E in che modo tu hai cercato di raccontare questo fenomeno? In questo momento storico ci sono delle retoriche che non funzionano rispetto ad una certa narrazione più facile sul tema delle migrazioni. Come hai cercato di trasmettere con le tue parole, le fotografie e il disegno questo processo in atto?
In realtà, viaggiando nel mondo ci si accorge di tante affinità all’interno dei movimenti umani e allo stesso tempo di tanta diversità, culturale, che c’è tra i popoli. Io credo che sia importante smettere di raccontare le persone: bisogna permettergli di raccontarsi. Dare loro semplicemente voce, quando tu inizi ad aggiungere le loro voci al coro le cose prendono una forma diversa, si bilancia la narrazione pubblica.
Se tu vai in India o in Libano ti rendi conto che stiamo davvero parlando di niente, l’uomo da sempre si sposta e ci sono intere società che hanno già assorbito il fenomeno, dove la maggioranza è composta da persone meticce.

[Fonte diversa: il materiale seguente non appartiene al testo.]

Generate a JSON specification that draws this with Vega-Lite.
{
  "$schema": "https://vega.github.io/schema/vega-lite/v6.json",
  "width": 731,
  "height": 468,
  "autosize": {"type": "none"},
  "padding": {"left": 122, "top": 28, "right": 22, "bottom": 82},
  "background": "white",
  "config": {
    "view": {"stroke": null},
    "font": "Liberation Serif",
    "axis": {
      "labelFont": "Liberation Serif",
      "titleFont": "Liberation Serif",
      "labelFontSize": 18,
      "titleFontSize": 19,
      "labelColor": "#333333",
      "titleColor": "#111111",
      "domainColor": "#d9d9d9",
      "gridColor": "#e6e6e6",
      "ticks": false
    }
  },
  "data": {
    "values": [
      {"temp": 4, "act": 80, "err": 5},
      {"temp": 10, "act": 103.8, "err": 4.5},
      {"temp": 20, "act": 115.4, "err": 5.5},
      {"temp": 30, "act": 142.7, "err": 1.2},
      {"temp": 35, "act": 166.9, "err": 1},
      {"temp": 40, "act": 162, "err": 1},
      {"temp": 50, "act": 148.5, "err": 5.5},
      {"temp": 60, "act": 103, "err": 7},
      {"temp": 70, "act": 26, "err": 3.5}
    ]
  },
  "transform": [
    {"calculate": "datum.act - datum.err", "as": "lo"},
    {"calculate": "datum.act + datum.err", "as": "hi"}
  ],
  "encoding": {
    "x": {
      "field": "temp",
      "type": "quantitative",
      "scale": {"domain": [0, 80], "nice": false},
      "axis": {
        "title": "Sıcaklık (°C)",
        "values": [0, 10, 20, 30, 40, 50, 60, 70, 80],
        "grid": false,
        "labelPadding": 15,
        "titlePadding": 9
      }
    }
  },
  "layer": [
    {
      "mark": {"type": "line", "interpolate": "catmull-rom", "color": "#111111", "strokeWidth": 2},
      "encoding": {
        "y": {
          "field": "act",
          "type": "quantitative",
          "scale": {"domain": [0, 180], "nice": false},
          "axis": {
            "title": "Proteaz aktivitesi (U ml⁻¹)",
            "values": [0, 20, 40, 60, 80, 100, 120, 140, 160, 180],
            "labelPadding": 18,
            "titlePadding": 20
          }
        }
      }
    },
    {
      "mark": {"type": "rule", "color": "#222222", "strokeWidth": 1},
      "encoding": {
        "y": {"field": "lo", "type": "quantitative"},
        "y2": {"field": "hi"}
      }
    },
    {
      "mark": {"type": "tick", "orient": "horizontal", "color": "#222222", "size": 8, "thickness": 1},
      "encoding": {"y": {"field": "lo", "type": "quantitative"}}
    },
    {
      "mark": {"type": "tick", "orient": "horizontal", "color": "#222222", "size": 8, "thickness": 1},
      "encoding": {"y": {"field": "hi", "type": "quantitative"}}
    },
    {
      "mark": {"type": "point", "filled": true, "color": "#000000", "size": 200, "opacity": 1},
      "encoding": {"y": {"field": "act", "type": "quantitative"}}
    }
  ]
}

In fondo, per guardare a noi, già ora leggevo che Londra è la terza città per numero di italiani (nel 2016 la quinta secondo i dati, nda).

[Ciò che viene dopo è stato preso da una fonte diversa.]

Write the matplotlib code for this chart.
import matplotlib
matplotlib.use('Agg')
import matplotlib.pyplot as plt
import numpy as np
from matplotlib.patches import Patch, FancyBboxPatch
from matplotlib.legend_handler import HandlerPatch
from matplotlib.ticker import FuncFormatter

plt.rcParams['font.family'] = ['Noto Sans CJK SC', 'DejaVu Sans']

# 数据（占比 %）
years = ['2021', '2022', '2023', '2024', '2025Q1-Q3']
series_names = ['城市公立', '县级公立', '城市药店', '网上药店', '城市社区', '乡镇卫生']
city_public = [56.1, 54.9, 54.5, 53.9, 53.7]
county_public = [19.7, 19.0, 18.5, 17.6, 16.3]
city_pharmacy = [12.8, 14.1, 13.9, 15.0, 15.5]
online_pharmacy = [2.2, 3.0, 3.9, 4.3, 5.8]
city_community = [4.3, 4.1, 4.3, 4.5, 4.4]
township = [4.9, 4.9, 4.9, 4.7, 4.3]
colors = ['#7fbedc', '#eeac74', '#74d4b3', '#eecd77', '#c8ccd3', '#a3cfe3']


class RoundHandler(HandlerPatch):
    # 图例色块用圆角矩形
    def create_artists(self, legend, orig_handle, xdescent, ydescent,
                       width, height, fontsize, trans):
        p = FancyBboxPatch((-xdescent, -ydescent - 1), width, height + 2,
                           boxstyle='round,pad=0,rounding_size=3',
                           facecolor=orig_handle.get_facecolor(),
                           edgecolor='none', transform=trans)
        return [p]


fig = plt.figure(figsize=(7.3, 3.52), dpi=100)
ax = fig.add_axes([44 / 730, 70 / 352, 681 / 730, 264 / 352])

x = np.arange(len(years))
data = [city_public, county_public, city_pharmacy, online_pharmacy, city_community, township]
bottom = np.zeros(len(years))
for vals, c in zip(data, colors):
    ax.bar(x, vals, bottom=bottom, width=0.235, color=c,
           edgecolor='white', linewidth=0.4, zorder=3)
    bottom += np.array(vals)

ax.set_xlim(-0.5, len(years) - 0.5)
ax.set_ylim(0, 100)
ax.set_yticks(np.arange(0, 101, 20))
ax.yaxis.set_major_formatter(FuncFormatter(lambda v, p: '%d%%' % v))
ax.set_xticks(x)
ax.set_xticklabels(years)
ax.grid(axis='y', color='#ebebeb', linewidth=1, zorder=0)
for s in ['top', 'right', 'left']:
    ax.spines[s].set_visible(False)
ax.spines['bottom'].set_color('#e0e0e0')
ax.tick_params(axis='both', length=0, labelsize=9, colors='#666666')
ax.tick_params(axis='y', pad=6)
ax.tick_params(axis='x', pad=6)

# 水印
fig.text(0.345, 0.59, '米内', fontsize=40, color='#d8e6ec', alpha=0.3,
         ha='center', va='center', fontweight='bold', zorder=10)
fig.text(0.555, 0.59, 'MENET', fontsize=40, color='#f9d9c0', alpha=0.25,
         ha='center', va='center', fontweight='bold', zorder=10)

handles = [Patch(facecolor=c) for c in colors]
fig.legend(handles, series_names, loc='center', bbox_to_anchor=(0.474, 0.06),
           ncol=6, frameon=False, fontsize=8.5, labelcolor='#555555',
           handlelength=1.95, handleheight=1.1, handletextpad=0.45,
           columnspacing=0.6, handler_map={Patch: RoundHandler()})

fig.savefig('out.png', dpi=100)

Torniamo, per concludere a quel migrante in lacrime, su cui hai appoggiato la fotocamera smettendo di scattare.
Vedi, lui dice una cosa bellissima: Let Us Help Us (lasciateci aiutarci). Dice: voi vi lamentate delle stesse cose di cui ci lamentiamo noi. Ci sentiamo ripetere: queste persone dormono, mangiano, vengono mantenute. Io l’unica cosa che non vi chiedo è proprio questa: voi invece mi date da mangiare, da dormire, devo imparare l’italiano. Io chiedo invece la possibilità di avere i documenti per lavorare: chiediamo di avere una possibilità.
Mirko Orlando è nato a Napoli nel 1981. Completati gli studi si dedica alla fotografia, all’illustrazione e alla scrittura, pubblicando articoli e reportage su periodici nazionali tra cui “Gente di fotografia”, “Barricate”, “L’aperitivo illustrato”, “A”, “Illuminazioni”, “Fotoinfo”, “Domus”, “Storia e futuro” e “Tracce”. È autore dei saggi di antropologia visiva “Fotografia post mortem” (Castelvecchi) e “La fotografia memoriale” (Il Mulino), e del libro fotografico “Il volto (e la voce) della strada” (Lindau). Attualmente vive e insegna a Torino.